David Edgerton

Historien spécialisé en science et technologie et histoire du XXe siècle du Royaume-Uni, David Edgerton a été invité par l’Enssib à donner une conférence sur l’importance de l’imitation dans le développement des nouvelles technologies.

David Edgerton, professeur invité à l'Enssib

Pouvez-vous vous présenter en quelques lignes ? Quels sont vos sujets de recherche ?
Je suis historien, spécialisé à la fois en science et technologie et en histoire du XXe siècle du Royaume-Uni. Mes sujets de recherche sont l’histoire de l’aviation, de la recherche industrielle, du complexe militaro-industriel et du militarisme moderne, ainsi que l’histoire globale de la technologie.

 

Vous avez été invité par Éric Guichard, professeur à l’Enssib en Master Sciences de l’Information et des Bibliothèques, à donner une conférence sur l’importance de l’imitation dans le développement des nouvelles technologies. Pouvez-vous expliquer cette idée et ses conséquences dans notre vie quotidienne ?
Mon point de vue est très simple, mais avec des implications profondes sur notre manière de penser cette entité mystérieuse appelée « technologie ». La plupart des choses que nous utilisons dans nos vies quotidiennes, ce ne sont pas des nouveautés, ce sont plutôt des copies de nouveautés.

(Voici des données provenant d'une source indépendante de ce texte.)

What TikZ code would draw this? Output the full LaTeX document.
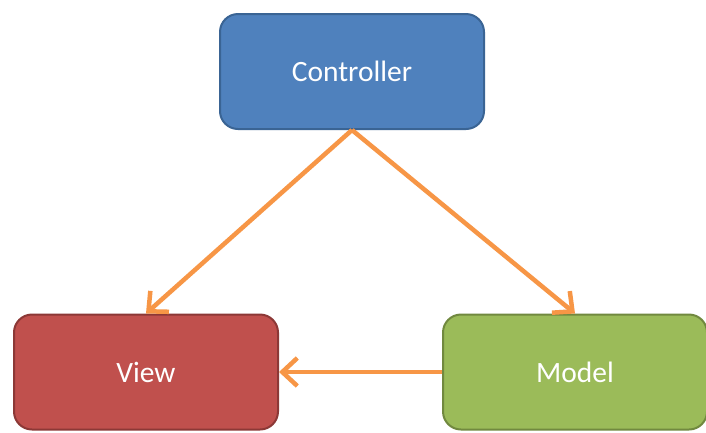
\documentclass[tikz,border=0pt]{standalone}
\usepackage{fontspec}
\setmainfont{Carlito}
\usetikzlibrary{arrows.meta}
\definecolor{cblue}{HTML}{4F81BD}
\definecolor{cblueB}{HTML}{3A6494}
\definecolor{cred}{HTML}{C0504D}
\definecolor{credB}{HTML}{8C3836}
\definecolor{cgreen}{HTML}{9BBB59}
\definecolor{cgreenB}{HTML}{71893F}
\definecolor{corange}{HTML}{F79646}
\tikzset{
  boxnode/.style={rounded corners=18pt, line width=2pt, minimum width=264pt, minimum height=115pt,
    text=white, font=\fontsize{29.5}{32}\selectfont, inner sep=0pt},
  conn/.style={draw=corange, line width=4.5pt, -{Straight Barb[length=15pt,width=28pt,line width=4.5pt]}}
}
\begin{document}
\begin{tikzpicture}[x=1pt,y=-1pt]
\useasboundingbox (0,0) rectangle (706,432);
\fill[white] (0,0) rectangle (706,432);
\node[boxnode, fill=cblue, draw=cblueB] (ctrl) at (352,71.5) {Controller};
\node[boxnode, fill=cred, draw=credB] (view) at (146,372) {View};
\node[boxnode, fill=cgreen, draw=cgreenB] (model) at (575,372) {Model};
\draw[conn] (ctrl.south) -- (view.north);
\draw[conn] (ctrl.south) -- (model.north);
\draw[conn] (model.west) -- (view.east);
\end{tikzpicture}
\end{document}
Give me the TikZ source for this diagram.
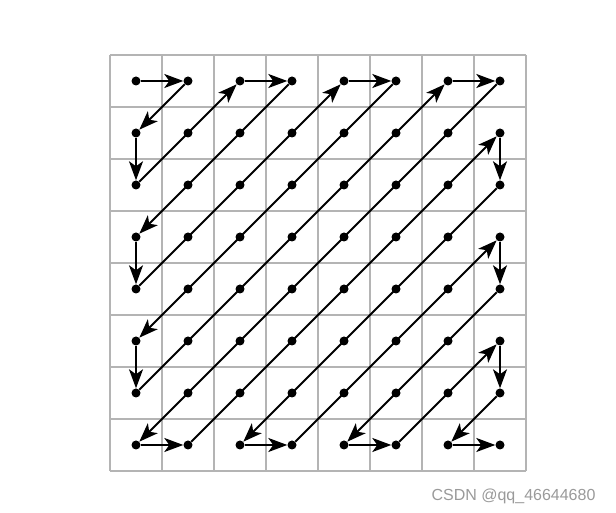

Pour moi, pour la plupart de gens, des entreprises et des gouvernements, l’adoption d’une nouveauté est généralement un acte d’imitation. Je n’ai pas un Iphone spécialement conçu pour moi, mais je suis l’un des millions d’usagers avec un Iphone identique aux autres. D’ailleurs, mon iPhone est essentiellement une imitation du modèle précédent avec des petites modifications. Votre Samsung est aussi une copie améliorée d’autres smartphones. Nous sommes entourés par des imitations, partout. En revanche, lorsque nous pensons à l’imitation technologique, nous l’associons négativement aux pays pauvres. C’est une grossière erreur, car nous vivons à l’âge d’or de l’imitation.

 

Du fait de votre sujet de recherche en histoire de la technologie, quelle est à votre avis la place de l’innovation ?
L'innovation technique est incomprise en tant que telle. Elle n’a d’impact que via la copie, l’imitation, la diffusion. De même, la plupart des innovations échouent, et les inventions encore plus. Réussir à écrire une histoire de l’invention et de l’innovation est une tâche difficile, car elle serait à la fois une histoire des choses oubliées et une archive de l’échec. C’est vrai que certaines innovations ont transformé le monde à travers l’imitation, positivement et négativement.

 

Dans l’un de vos articles, vous avez défini le Brexit comme « un bazar de nostalgies irréconciliables ». Que voulez-vous dire ?
Les raisons qui ont conduit au Brexit et celles pour lesquelles les citoyens ont voté pour nous ramènent au passé. D’une part, les intellectuels associés au Brexit sont nostalgiques d’une période antérieure à 1914, lorsque le Royaume-Uni était le seul champion du libre commerce, exportant du capital et des biens vers le monde entier, dont il importait de la nourriture. D’autre part, les votants en faveur du Brexit, dont la majorité a plus de 65 ans, sont ancrés dans le Royaume-Uni des années 70, très différent de celui d’aujourd’hui. Ce Royaume-Uni était auto-suffisant dans tous les domaines : c’était le Royaume-Uni où l’État était assez puissant pour promouvoir l’industrie, l’agriculture et la nation britannique. Or ce nationalisme économique est incompatible avec le libéralisme économique radical des intellectuels du Brexit.

 

D’après vous, quels impacts aura le Brexit sur les universités et les communautés académiques ?
Les effets du Brexit seront fonction de la forme qu’il prendra. Et quelles que ce soient les modifications, elles ne seront pas immédiates. En revanche, ce que l’on sait, c’est que les universités britanniques ont été de grands bénéficiaires des programmes de mobilité des universitaires et des financements européens.

 

Est-ce votre première visite à Lyon ? Quelle votre partie préférée de la ville et pourquoi ?
Non, je suis venu Il y a 10 ans environ. Néanmoins, les deux visites ont été si brèves que je ne peux pas dire que je connaisse bien la ville. J’ai bien aimé ma visite au Musée des Confluences. Je crois que créer un cabinet moderne de curiosités est une idée magnifique, car cela nous aide à mieux comprendre à la fois le monde moderne et celui du futur.